Award after girl's death bittersweet
Every morning Scott Barker has "a bit of a cry" remembering his 12-year-old daughter, Amanda, who died from meningococcal disease last month.
A Father's Day kiss on the cheek, the day before she died, remains his most tender memory.
Last night, six weeks after her death, Mr Barker and Amanda's mum Lisa Crook accepted a posthumous award on their daughter's behalf, after a short story she had written was judged the best in Wellington.
The unexpected prize, while making her parents proud, also renewed their grief, Mr Barker said.
"We are very proud of her. Sadly she's not here to accept the award herself . . . [but] it's kind of like she lives on, in a way."
He had laminated a copy of the short story "for safe keeping".
Amanda, a pupil at Evans Bay Intermediate School, died suddenly on September 4. She had enjoyed an eventful weekend, with a disco on Friday and a friend's party on the Saturday.
She spent Sunday with her dad for Father's Day, followed by burgers for dinner with her granddad.
On Monday, she felt "a little bit sick" and had the day off school. At 3pm she developed a rash, and by 5pm she was dead.

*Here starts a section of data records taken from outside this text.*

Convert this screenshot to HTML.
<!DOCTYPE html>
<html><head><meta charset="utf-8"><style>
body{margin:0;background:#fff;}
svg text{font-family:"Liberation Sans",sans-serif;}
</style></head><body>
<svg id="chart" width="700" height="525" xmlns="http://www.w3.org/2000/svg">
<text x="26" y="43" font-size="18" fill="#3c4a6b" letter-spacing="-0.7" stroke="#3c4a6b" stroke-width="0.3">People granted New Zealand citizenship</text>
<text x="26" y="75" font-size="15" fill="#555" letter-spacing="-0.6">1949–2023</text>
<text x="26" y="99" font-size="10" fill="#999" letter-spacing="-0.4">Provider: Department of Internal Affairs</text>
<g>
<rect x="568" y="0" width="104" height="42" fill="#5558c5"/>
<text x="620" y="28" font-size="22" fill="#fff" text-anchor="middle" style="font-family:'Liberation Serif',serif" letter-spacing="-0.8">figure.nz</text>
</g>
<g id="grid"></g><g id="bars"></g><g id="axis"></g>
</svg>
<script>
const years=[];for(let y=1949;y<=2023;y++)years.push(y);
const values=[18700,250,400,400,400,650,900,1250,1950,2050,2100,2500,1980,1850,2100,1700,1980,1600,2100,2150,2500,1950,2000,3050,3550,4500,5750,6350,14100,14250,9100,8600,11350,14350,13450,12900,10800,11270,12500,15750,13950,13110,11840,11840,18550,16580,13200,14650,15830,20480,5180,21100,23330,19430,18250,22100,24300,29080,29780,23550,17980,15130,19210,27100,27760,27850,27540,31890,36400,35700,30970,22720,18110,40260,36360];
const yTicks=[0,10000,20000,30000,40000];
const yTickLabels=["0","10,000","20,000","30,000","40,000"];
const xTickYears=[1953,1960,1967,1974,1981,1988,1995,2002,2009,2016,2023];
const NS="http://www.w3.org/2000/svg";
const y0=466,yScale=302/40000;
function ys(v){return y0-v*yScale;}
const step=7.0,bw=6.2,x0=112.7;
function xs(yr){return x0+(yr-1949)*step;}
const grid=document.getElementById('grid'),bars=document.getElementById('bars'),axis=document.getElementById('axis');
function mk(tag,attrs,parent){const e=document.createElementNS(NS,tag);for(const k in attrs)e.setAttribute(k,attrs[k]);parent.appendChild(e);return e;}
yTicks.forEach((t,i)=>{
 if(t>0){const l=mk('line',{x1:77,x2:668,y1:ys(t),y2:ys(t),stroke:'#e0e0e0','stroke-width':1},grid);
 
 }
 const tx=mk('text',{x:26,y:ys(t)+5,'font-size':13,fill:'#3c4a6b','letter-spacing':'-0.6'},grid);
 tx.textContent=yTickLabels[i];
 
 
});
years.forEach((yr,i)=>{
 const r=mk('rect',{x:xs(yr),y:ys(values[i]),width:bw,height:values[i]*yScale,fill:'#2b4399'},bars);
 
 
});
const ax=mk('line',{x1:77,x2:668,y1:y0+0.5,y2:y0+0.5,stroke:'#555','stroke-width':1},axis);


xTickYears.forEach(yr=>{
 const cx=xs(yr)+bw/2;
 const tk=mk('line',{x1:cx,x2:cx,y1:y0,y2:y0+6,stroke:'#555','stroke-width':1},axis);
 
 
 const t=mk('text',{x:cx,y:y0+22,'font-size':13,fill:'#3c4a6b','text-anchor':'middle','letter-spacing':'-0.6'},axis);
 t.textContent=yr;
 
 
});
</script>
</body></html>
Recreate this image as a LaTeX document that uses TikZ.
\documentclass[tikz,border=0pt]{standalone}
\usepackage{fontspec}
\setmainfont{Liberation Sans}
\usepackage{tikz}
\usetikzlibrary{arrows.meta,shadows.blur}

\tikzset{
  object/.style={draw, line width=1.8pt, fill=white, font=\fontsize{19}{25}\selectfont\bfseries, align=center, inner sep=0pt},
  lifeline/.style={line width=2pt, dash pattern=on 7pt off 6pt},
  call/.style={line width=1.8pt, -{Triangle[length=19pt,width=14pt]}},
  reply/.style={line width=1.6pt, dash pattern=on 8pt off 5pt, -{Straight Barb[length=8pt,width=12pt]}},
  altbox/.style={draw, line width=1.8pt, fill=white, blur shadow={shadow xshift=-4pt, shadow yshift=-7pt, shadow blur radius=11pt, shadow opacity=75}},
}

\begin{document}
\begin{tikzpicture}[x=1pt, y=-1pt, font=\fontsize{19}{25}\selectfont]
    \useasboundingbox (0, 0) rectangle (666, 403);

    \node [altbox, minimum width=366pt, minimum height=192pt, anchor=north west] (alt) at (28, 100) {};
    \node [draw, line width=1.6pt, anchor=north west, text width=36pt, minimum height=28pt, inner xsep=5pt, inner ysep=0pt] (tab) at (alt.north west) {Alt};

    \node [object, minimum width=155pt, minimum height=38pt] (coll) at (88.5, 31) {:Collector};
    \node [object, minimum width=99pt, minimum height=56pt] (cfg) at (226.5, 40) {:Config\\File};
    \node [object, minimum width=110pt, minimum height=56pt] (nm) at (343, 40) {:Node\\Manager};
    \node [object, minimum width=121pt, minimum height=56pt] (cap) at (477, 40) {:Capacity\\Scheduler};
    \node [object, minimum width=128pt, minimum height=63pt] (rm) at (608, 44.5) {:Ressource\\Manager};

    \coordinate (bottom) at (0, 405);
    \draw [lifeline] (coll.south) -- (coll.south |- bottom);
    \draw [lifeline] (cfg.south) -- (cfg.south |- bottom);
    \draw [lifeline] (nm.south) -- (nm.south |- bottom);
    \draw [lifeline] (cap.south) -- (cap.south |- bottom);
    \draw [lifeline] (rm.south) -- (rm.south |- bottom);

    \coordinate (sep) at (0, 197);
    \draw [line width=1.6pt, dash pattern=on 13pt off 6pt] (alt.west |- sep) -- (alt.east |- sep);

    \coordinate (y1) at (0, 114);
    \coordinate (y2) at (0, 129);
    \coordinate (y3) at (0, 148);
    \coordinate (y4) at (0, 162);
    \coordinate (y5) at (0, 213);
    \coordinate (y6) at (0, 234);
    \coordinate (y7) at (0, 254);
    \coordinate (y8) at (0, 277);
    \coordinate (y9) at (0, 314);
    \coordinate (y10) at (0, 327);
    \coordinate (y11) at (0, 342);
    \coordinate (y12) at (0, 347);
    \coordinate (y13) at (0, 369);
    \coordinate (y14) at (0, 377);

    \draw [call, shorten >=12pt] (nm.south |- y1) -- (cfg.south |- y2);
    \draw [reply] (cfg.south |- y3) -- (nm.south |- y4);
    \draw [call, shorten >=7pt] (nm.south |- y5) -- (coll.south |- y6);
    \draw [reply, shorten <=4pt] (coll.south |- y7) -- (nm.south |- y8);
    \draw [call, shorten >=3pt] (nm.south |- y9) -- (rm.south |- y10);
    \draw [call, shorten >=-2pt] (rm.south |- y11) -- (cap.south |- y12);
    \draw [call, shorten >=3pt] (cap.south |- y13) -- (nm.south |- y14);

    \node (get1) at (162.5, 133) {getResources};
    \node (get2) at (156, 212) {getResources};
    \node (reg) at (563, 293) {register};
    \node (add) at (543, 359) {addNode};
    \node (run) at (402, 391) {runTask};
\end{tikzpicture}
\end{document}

Mr Barker said the loss of his daughter had been agony.
"It's still very difficult. It's still raw. I think of her many, many times a day.

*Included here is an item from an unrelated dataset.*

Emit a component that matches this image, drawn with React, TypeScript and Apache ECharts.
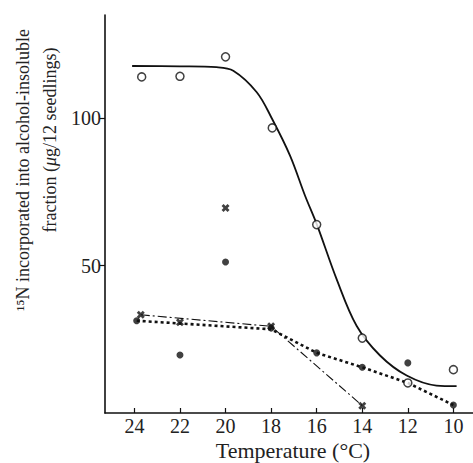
import React, { useEffect, useRef } from 'react';
import * as echarts from 'echarts';

// Temperature (°C) tick labels and value-axis tick labels
const tempTicks = [24, 22, 20, 18, 16, 14, 12, 10];
const valueTicks = [50, 100];

// Measured points: [temperature, µg/12 seedlings]
const openCircles = [[23.68, 114], [22, 114.2], [20, 120.8], [17.95, 96.7], [16, 63.9], [14, 25.4], [12, 10.2], [10, 14.7]];
const filledDots = [[23.9, 31.3], [22, 19.7], [20, 51.2], [18, 28.8], [16, 20.4], [14, 15.5], [12, 17], [10, 2.7]];
const crosses = [[23.72, 33.3], [22, 30.8], [20, 69.5], [18, 29.4], [14, 2.5]];

// Fitted / hand-drawn lines
const fittedCurve = [[24.1, 117.7], [22, 117.6], [20.4, 117.3], [19.66, 116.1], [18.63, 108.8], [17.96, 99.8], [17.17, 87.3], [16.51, 73.7], [15.99, 63.9], [15.13, 45.5], [14.25, 29.6], [13.22, 19.5], [12.05, 12.7], [10.74, 9.3], [9.86, 9.1]];
const dottedLine = [[23.9, 31.3], [18, 28.4], [16, 20.4], [14, 15.5], [12, 10.2], [10, 2.7]];
const dashDotLine = [[23.72, 33.3], [18, 29.4], [14, 2.5]];

const FONT = '"Liberation Serif", "Times New Roman", serif';
const CROSS = 'path://M0,2.5 L2.5,0 L5,2.5 L7.5,0 L10,2.5 L7.5,5 L10,7.5 L7.5,10 L5,7.5 L2.5,10 L0,7.5 L2.5,5 Z';

export default function App() {
  const ref = useRef<HTMLDivElement>(null);
  useEffect(() => {
    if (!ref.current) return;
    const chart = echarts.init(ref.current, undefined, { renderer: 'svg' });
    chart.setOption({
      animation: false,
      backgroundColor: '#fff',
      grid: { left: 105, right: 0, top: 15, bottom: 50, containLabel: false },
      xAxis: {
        type: 'value',
        inverse: true,
        min: 9.14,
        max: 25.29,
        splitLine: { show: false },
        axisLine: { show: true, onZero: false, lineStyle: { color: '#111', width: 1.6 } },
        axisTick: { show: true, inside: true, length: 5, customValues: tempTicks, lineStyle: { color: '#111', width: 1.2 } },
        axisLabel: { customValues: tempTicks, fontSize: 20, fontFamily: FONT, color: '#222', margin: 3 },
      },
      yAxis: {
        type: 'value',
        min: 0,
        max: 135,
        splitLine: { show: false },
        axisLine: { show: true, onZero: false, lineStyle: { color: '#111', width: 1.6 } },
        axisTick: { show: true, inside: false, length: 5, customValues: valueTicks, lineStyle: { color: '#111', width: 1.2 } },
        axisLabel: { customValues: valueTicks, fontSize: 20, fontFamily: FONT, color: '#222', margin: 4 },
      },
      graphic: [
        {
          type: 'text', x: 23, y: 170, rotation: Math.PI / 2,
          style: { text: '¹⁵N incorporated into alcohol-insoluble', font: '18px ' + FONT, fill: '#222', align: 'center', verticalAlign: 'middle' },
        },
        {
          type: 'text', x: 50, y: 140, rotation: Math.PI / 2,
          style: {
            text: '{n|fraction (}{i|μ}{n|g/12 seedlings)}', fill: '#222', align: 'center', verticalAlign: 'middle',
            rich: {
              n: { fontSize: 18, fontFamily: FONT, fill: '#222' },
              i: { fontSize: 18, fontFamily: FONT, fontStyle: 'italic', fill: '#222' },
            },
          },
        },
        {
          type: 'text', x: 293, y: 451, scaleX: 1.1,
          style: { text: 'Temperature (°C)', font: '20px ' + FONT, fill: '#222', align: 'center', verticalAlign: 'middle' },
        },
      ],
      series: [
        {
          type: 'line', data: fittedCurve, smooth: 0.35, symbol: 'none',
          lineStyle: { color: '#111', width: 1.8 }, z: 2,
        },
        {
          type: 'line', data: dottedLine, smooth: false, symbol: 'none',
          lineStyle: { color: '#111', width: 2.6, type: [3, 3] }, z: 2,
        },
        {
          type: 'line', data: dashDotLine, smooth: false, symbol: 'none',
          lineStyle: { color: '#111', width: 1.1, type: [9, 3, 2, 3] }, z: 2,
        },
        {
          type: 'scatter', data: openCircles, symbol: 'circle', symbolSize: 8,
          itemStyle: { color: '#fff', borderColor: '#111', borderWidth: 1.5 }, z: 4,
        },
        {
          type: 'scatter', data: filledDots, symbol: 'circle', symbolSize: 7,
          itemStyle: { color: '#111' }, z: 4,
        },
        {
          type: 'scatter', data: crosses, symbol: CROSS, symbolSize: 8,
          itemStyle: { color: '#111' }, z: 4,
        },
      ],
    });
    return () => chart.dispose();
  }, []);
  return <div ref={ref} style={{ position: 'fixed', left: 0, top: 0, width: 473, height: 463 }} />;
}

"I still have a bit of a cry each day, especially in the morning, when I realise she's gone. She was my righthand man in a lot of situations. I miss her dearly."
But he was able to take solace from his final day with her.
"I'll remember parts of that [Father's Day] weekend forever. She gave me a kiss on the cheek that night as part of saying goodnight. That last kiss goodbye from her . . . I'll never forget that."
Mr Barker and Ms Crook were joined by Amanda's grandparents and the principal of her school, Wendy Esera, when they accepted their daughter's prize.
Mrs Esera said the award was a credit to Amanda's academic ability.
"She was one of those kids that was multi-talented. And that's what makes it even more tragic than tragic. She loved anything creative. This is just such a beautiful thing for her to win."
Competition judge John McIntyre, owner of The Children's Bookshop, in Kilbirnie, said Amanda's story about a Wellington family's reaction to the declaration of war with Germany was a justified winner.
"I was aware of the situation but I was very careful about not making a decision on sympathy. The more stories I read the more I kept getting drawn back to her story.
"It's a skilful combination of research and her imagination to construct an interesting story," he said.
Her prize, $100 in book vouchers, was donated to her school.
Ms Crook said finding out Amanda had won, just three weeks after she had died, had been a shock.
"It was sad and it was frustrating . . . it just reminded us of all the stuff she could have done but can't do any more."